A real estate agent is more than just a sales person.  Indeed, I do not consider myself a salesperson at all.  I am a facilitator, an advisor, a marketer, a legal document drafter, and a layer of protection.  I am not in the business of selling – I am in the business of helping clients transact real estate.

A real estate agent provides you with advice and guidance when buying or selling a home, as well as facilitates the paperwork and contract.  Due to the constant changing of the market, the information available on listings is not always 100% accurate.  There are times when you need the most current information about what has sold or is for sale, and the only way to get that is with a real estate agent.

If you are in the market to buy, it would be advisable to use a Buyer’s Agent.  They can make recommendations on what terms and prices to offer as well as negotiating a deal with your best interest in mind.

  1. Should I just call the listing agent or go to an open house instead of using a Buyer’s agent?

Going to open houses can bind you to that agent, and having the listing agent show you the home can do so as well.  It is usually a smarter course of action to use your own agent to show you homes, even if there are convenient open houses (they will likely be happy to come with you!).  Having the listing agent show you the home, or seeing it at open house can lead to dual agency (see next answer).

  1. What is the problem with Dual Agency?

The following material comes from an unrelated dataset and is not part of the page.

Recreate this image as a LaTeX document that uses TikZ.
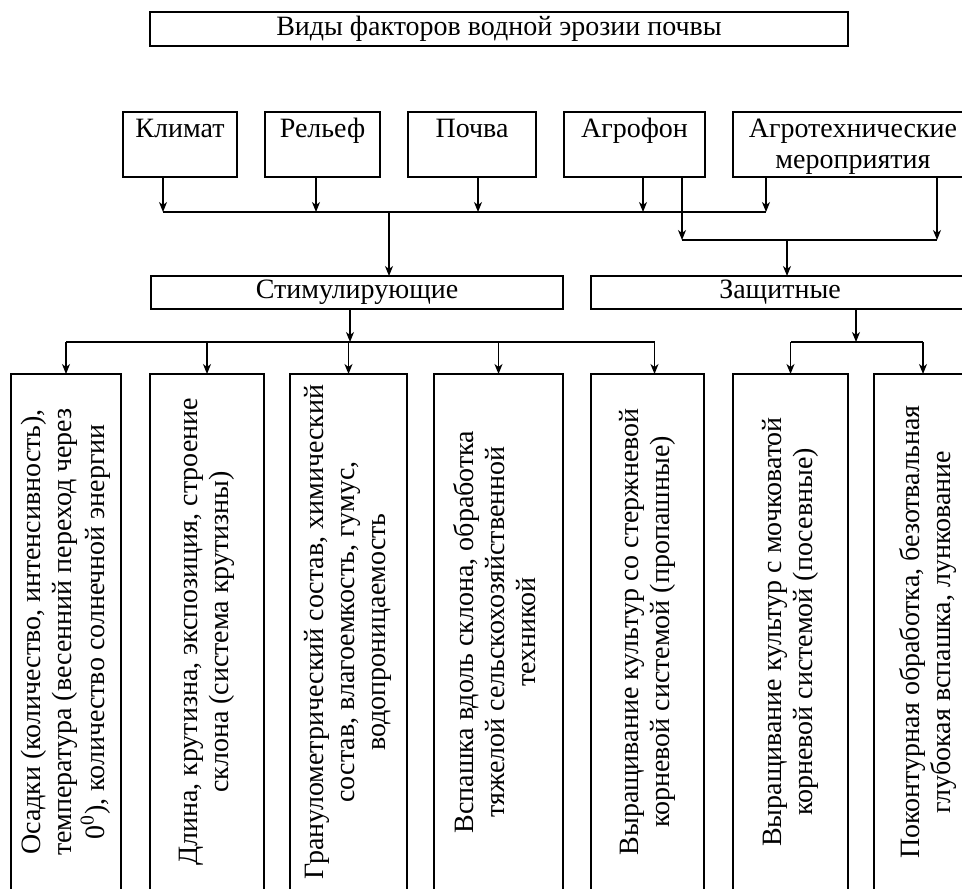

Dual agency is when the listing agent represents both the buyer and the seller.  It is unclear to me how adverse parties can both be represented adequately against each other by the same agent.  The listing agent cannot recommend specific negotiation strategy, etc to the buyer.  At that point, the listing agent’s only option is to take a neutral course, which doesn’t represent a buyer to the fullest, in my opinion.

Some buyers think that if they do not have a buyer’s agent, the seller will not have to pay their commission, and money can be saved either to the seller or the buyer.  In reality, most of the time the listing agent simply keeps the entire commission (both listing and buying side), and money is not saved by either party, though the listing agent is possibly twice as happy…

I think dual agency is inherently unethical, and I have never, and will never, be a dual agent.

  1. How much should I offer the sellers?

When buying a home, you are the only one who can determine how much you should offer a seller.  Certainly it’s suggested you ask for your Realtors advice and thoughts, but ultimately you are the only person who can determine how much you should offer.

Risk tolerance is the reason it will be your decision.  If you offer too low, you risk not getting the home, whether by being beat out by another offer or offending the seller.  If you offer too high, you’ve spent money you didn’t need to.  Somewhere in the middle is where you should be comfortable, and that depends on many factors unique to each buyer.

  1. What’s the next step?

Congratulations!  You have a contract for a new house.  Now what?  Between contract acceptance and the closing date, there are many things that need to be completed, and many of them will be completed for you by your agent, your mortgage broker, and the title company.  Most relevant to you though, is after an offer is accepted, generally any inspections will be completed.  After the inspections, you will need to sign a ROC (Removal of Contingencies).  This can include conditions for removing your inspection contingency, like seller fixing an item found, or a credit that will cover its repair when you take possession.  Aside from the inspection phase, throughout the mortgage process you should expect the bank to require documentation, letters, and other items from you to satisfy the bank conditions, so don’t be upset or surprised when this happens.  It will sometimes be a lot of documentation, and the quicker you deliver the better off you will be in terms of keeping to the closing timeline.

26. What is the advantage of having an agent who is also an attorney?

Buying a home is one of the biggest investments most people will ever make.  Small errors in contract drafting can cause expensive problems.  I charge the same rate as other agents, which for a buyer is nothing.  There is no reason not to be better protected – choose a real estate professional, not just an agent.